Pour 8 personnes. Temps de préparation : 3 heures, temps de cuisson : 1 h 30 en plusieurs étapes

Ingrédients :
500 g de pâte feuilleté
1 jaune d'œuf battus avec 2 cuillères à soupe d'eau
8 cailles désossées (à l'exception des jambes et des ailes), réserver les os
sel, poivre moulu fraîchement
6 cuillères à soupe de Cognac
75 g de truffes noires hachées
250 g de foie gras d'oie frais de préférence (mais pas crus )

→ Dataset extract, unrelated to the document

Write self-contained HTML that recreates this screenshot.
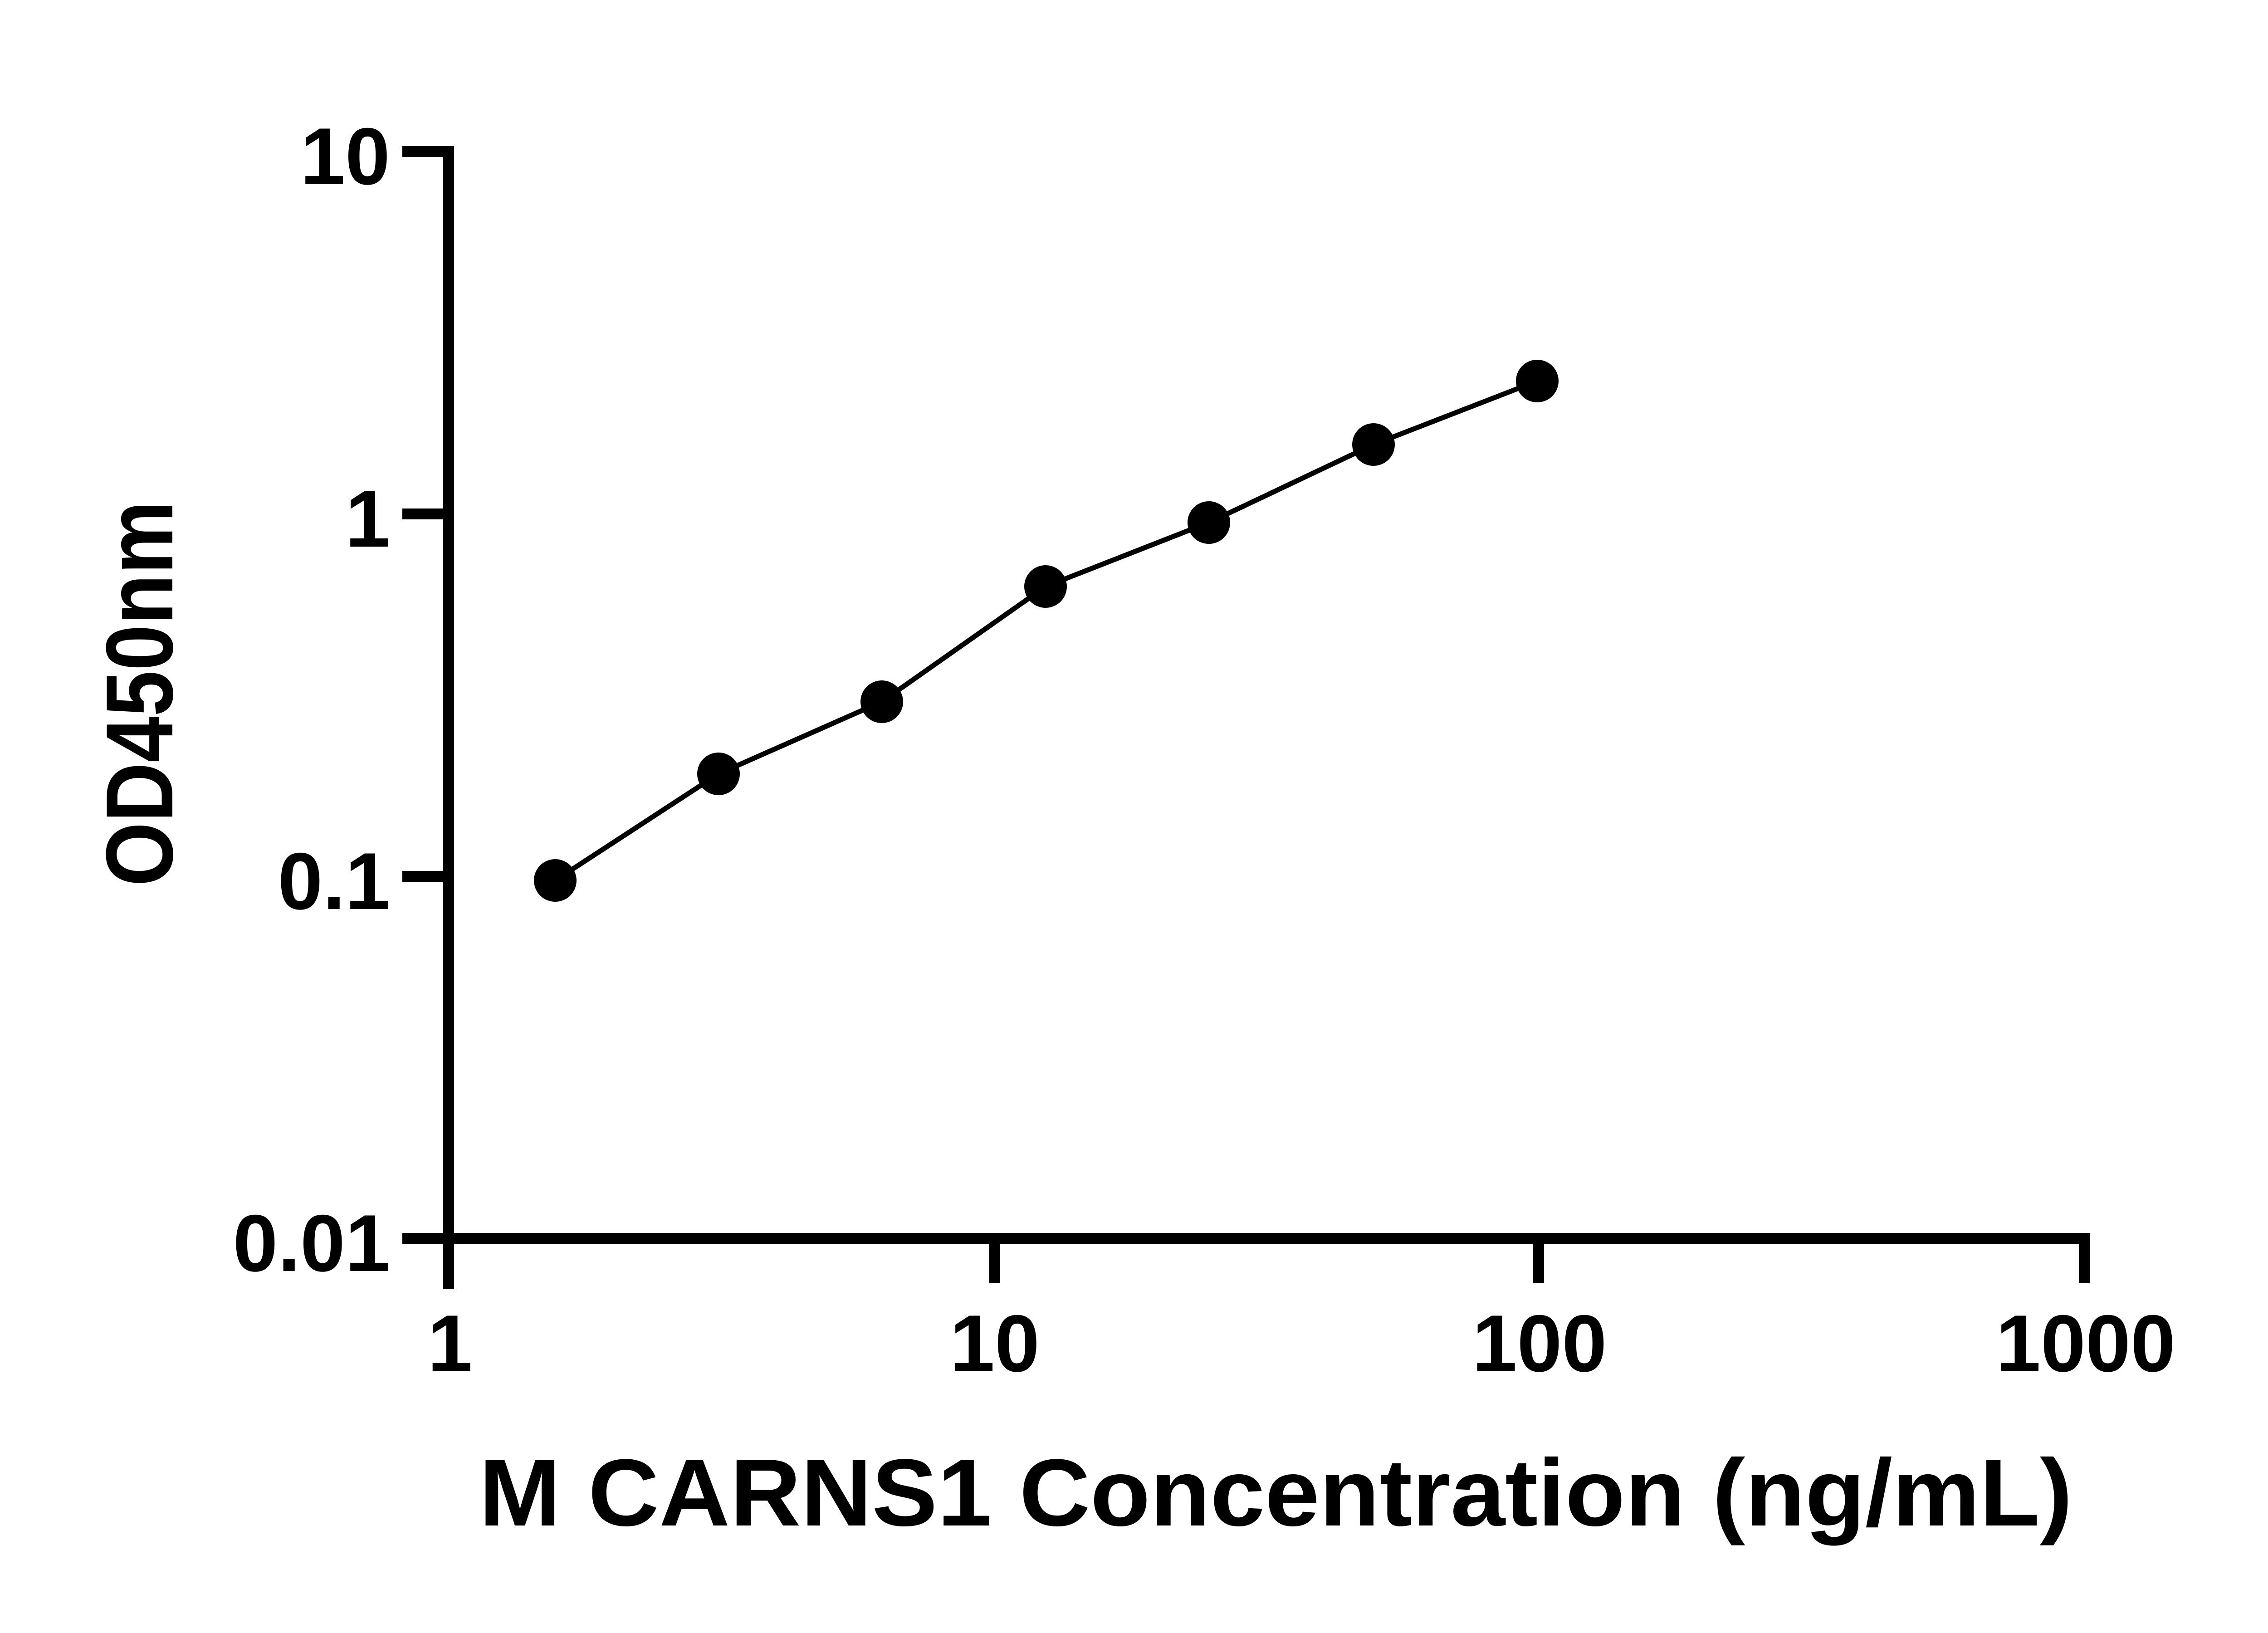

5 cuillères à soupe de beurre sans sel
3 échalotes hachées
1 tasse de vin blanc sec
4 tasses de fond de volaille
2 cuillères à thé de maïzena dissoutes dans 2 cuillères à soupe de vin blanc
8 gros champignons avec de grands et parfaits chapeaux (quelle précision!)
1 cuillère à thé d'huile d'arachide

  1. Préchauffer le four à 200 °C. Couvrir la plaque de papier sulfurisé.
  2. Rouler la pâte sur une planche légèrement fariné jusqu'à 6 mm d'épaisseur et découper en 8 ovales de 10 cm de large et de 12,5 cm de long. Piquer avec les dents d'une fourchette et badigeonner avec le jaune d'œuf + eau.
  3. Cuire 12 à 15 mn pour dorer légèrement . Sortir du four pour refroidir. Avec un couteau aiguisé découper le côté sans couper le fond et enlever les couches intérieures pour former un ovale creux
  4. Rincer et sécher les cailles, saupoudrer les cavités de sel, poivre et un peu de Cognac, ainsi que les truffes. Partager le foie gras en 8 portions et placer dans chaque caille. Fermer les cailles en haut avec de la ficelle de cuisine. Mettre les cailles au réfrigérateur jusqu'à la cuisson.
  5. Faire chauffer une cuillère à soupe de beurre dans une casserole à fond épais. Ajouter les os réservés et faites dorer légèrement. Ajouter les échalotes, baisser le feu, remuer constamment pendant 3 minutes. Ajouter 3 cuillères à soupe de Cognac et le fond de volaille et déglacer la casserole. Laisser mijoter 30 à 40 minutes pour réduire la sauce. Passer la sauce et mettre la maïzena, mélanger. Remettre dans une casserole propre et remuer jusqu'à épaississement. Ajouter le reste de truffes, sel, poivre.
  6. Faire sauter les chapeaux des champignons dans 2 cuillères à soupe de beurre. Réserver.
  7. Environ 20 minutes avant de servir, préchauffer le four à 175-180 °C.
  8. Chauffer le reste de beurre et l'huile dans une poêle à fond épais à feu moyen, faire dorer les cailles de tous les côtés environ 5 minutes. Mettre les cailles au four 10 minutes.
  9. Pendant ce temps, déglacer la poêle avec le Cognac restant (environ 2 cuillères à soupe ) et ajouter cela à la sauce.
  10. Sortir les cailles du four, enlever la ficelle et les garder au chaud.
  11. Pour servir , réchauffer la sauce.
  12. Placer les ovales sur une plaque et mettre une caille sur chaque, mettre à réchauffer dans le four 5mn. Dresser dans les assiettes et mettre une cuillère de sauce sur chaque caille et dans l'assiette et placer les chapeaux des champignons en haut de chaque caille. Servir de suite.